Your work is going to fill a large part of your life, and the only way to be truly satisfied is to do what you believe is great work. And the only way to do great work is to love what you do. If you haven’t found it yet, keep looking. Don’t settle. As with all matters of the heart, you’ll know when you find it.
Last night I quit my job.
Well, technically I put in notice a while ago, but last night was my last night on the job. Without going into specifics as to the original reasons behind the transition, I’d like to make an important point: I was angry… Angry at my employer. This is important because regardless of my disdain for my boss, I still felt an incredible sense of loss and longing the moment I stepped out the door for the last time.
Everyone knows that quitting a job is akin to breaking up with a long-time partner. However, this was far more severe. Last night I walked out on a career; not just a job or an employer, but an entire profession. So as I turned in my company property, I was effectively handing over my identity. While it’s true that I’ve moonlighted as a freelance developer since ~2008, it’s always taken a backseat to my career field: Transportation & Logistics. And last night I walked away from that industry to follow a dream.

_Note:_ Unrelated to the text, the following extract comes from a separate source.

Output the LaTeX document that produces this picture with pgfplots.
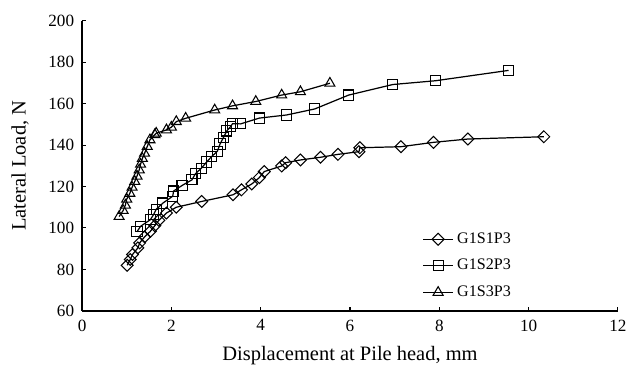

To be honest, I had been looking for reasons to leave the field. I just didn’t expect things to happen quite as fast as they did. After my heart attack last year, I no longer felt comfortable driving an 80,000lb missile down the road. Granted, I had learned firsthand through the miracles of modern medicine and technology, that you can survive a heart attack. However, my confidence in my ability to survive a heart attack (should another occur) whilst driving a semi-truck at 70mph was a bit lacking. This led to me taking a very substantial pay cut in order to move to an office position.
Now that I had more free time, as I had now gone from working nearly 80hrs/wk to working just 40hrs/wk, I started to rekindle my love for coding. As time passed, and I became confident with my skills again, an old contact of mine reached out to me with a few small freelance jobs. With these small odd jobs behind me, we started to talk seriously about the possibility of him needing a full time developer at some point in the hypothetical future.
Honestly, I didn’t really put too much stock in anything happening in the foreseeable future. However, after venting to him about the plight of my situation at work one day, he made me an offer I couldn’t refuse. And now, here I am. One foot leading the other, down a path I’ve never wandered. Leaving all that was secure and comfortable behind me in search of a dream.
I rarely make new friends. It’s an unfortunate side effect of being anti-social and having a general dislike of people. However, the handful of people with which I had formed friendships at my past employer are going to be deeply missed. I certainly hope that they don’t become strangers.